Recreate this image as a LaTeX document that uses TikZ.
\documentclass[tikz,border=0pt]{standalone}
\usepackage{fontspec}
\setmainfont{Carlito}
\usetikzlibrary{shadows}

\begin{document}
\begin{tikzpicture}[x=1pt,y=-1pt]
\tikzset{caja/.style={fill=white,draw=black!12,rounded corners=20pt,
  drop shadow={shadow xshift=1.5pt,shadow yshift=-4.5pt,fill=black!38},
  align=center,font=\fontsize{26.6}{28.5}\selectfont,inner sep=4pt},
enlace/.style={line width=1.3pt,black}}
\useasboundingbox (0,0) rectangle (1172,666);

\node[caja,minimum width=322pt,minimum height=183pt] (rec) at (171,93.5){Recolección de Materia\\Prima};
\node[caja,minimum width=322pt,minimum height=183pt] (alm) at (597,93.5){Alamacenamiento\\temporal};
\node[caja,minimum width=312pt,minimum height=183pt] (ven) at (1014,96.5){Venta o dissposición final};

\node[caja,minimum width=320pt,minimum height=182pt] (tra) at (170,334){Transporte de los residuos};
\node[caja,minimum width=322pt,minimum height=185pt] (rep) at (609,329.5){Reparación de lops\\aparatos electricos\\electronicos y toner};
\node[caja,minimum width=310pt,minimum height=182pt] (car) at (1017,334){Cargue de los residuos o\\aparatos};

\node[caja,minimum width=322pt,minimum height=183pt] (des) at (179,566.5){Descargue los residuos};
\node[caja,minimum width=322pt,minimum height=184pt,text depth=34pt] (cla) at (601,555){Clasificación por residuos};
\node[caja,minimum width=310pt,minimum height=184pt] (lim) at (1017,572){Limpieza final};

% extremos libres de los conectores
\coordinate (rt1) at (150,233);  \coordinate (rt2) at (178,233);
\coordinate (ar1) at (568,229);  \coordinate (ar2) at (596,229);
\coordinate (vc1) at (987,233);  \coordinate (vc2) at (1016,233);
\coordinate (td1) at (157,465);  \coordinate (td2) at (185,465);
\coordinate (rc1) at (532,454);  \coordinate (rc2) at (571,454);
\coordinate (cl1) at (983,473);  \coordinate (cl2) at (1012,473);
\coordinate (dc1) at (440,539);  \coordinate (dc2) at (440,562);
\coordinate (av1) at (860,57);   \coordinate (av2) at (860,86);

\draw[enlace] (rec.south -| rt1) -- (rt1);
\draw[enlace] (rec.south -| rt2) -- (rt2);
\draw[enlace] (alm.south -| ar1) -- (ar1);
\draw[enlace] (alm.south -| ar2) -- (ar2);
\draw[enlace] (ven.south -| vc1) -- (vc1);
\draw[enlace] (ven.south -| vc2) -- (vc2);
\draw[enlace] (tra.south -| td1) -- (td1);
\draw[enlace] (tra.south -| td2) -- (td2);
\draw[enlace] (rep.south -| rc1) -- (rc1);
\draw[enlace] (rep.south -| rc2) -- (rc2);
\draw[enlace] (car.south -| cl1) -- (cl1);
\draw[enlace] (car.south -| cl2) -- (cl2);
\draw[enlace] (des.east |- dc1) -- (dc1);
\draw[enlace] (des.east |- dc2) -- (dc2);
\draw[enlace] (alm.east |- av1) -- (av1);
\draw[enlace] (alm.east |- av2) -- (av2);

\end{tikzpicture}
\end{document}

* _What is expected_:
Return the full listing, character for character.

* _Task response_:
Recreate this image as a LaTeX document that uses TikZ.
\documentclass[tikz,border=0pt]{standalone}
\usepackage{fontspec}
\setmainfont{Carlito}
\usetikzlibrary{shadows}

\begin{document}
\begin{tikzpicture}[x=1pt,y=-1pt]
\tikzset{caja/.style={fill=white,draw=black!12,rounded corners=20pt,
  drop shadow={shadow xshift=1.5pt,shadow yshift=-4.5pt,fill=black!38},
  align=center,font=\fontsize{26.6}{28.5}\selectfont,inner sep=4pt},
enlace/.style={line width=1.3pt,black}}
\useasboundingbox (0,0) rectangle (1172,666);

\node[caja,minimum width=322pt,minimum height=183pt] (rec) at (171,93.5){Recolección de Materia\\Prima};
\node[caja,minimum width=322pt,minimum height=183pt] (alm) at (597,93.5){Alamacenamiento\\temporal};
\node[caja,minimum width=312pt,minimum height=183pt] (ven) at (1014,96.5){Venta o dissposición final};

\node[caja,minimum width=320pt,minimum height=182pt] (tra) at (170,334){Transporte de los residuos};
\node[caja,minimum width=322pt,minimum height=185pt] (rep) at (609,329.5){Reparación de lops\\aparatos electricos\\electronicos y toner};
\node[caja,minimum width=310pt,minimum height=182pt] (car) at (1017,334){Cargue de los residuos o\\aparatos};

\node[caja,minimum width=322pt,minimum height=183pt] (des) at (179,566.5){Descargue los residuos};
\node[caja,minimum width=322pt,minimum height=184pt,text depth=34pt] (cla) at (601,555){Clasificación por residuos};
\node[caja,minimum width=310pt,minimum height=184pt] (lim) at (1017,572){Limpieza final};

% extremos libres de los conectores
\coordinate (rt1) at (150,233);  \coordinate (rt2) at (178,233);
\coordinate (ar1) at (568,229);  \coordinate (ar2) at (596,229);
\coordinate (vc1) at (987,233);  \coordinate (vc2) at (1016,233);
\coordinate (td1) at (157,465);  \coordinate (td2) at (185,465);
\coordinate (rc1) at (532,454);  \coordinate (rc2) at (571,454);
\coordinate (cl1) at (983,473);  \coordinate (cl2) at (1012,473);
\coordinate (dc1) at (440,539);  \coordinate (dc2) at (440,562);
\coordinate (av1) at (860,57);   \coordinate (av2) at (860,86);

\draw[enlace] (rec.south -| rt1) -- (rt1);
\draw[enlace] (rec.south -| rt2) -- (rt2);
\draw[enlace] (alm.south -| ar1) -- (ar1);
\draw[enlace] (alm.south -| ar2) -- (ar2);
\draw[enlace] (ven.south -| vc1) -- (vc1);
\draw[enlace] (ven.south -| vc2) -- (vc2);
\draw[enlace] (tra.south -| td1) -- (td1);
\draw[enlace] (tra.south -| td2) -- (td2);
\draw[enlace] (rep.south -| rc1) -- (rc1);
\draw[enlace] (rep.south -| rc2) -- (rc2);
\draw[enlace] (car.south -| cl1) -- (cl1);
\draw[enlace] (car.south -| cl2) -- (cl2);
\draw[enlace] (des.east |- dc1) -- (dc1);
\draw[enlace] (des.east |- dc2) -- (dc2);
\draw[enlace] (alm.east |- av1) -- (av1);
\draw[enlace] (alm.east |- av2) -- (av2);

\end{tikzpicture}
\end{document}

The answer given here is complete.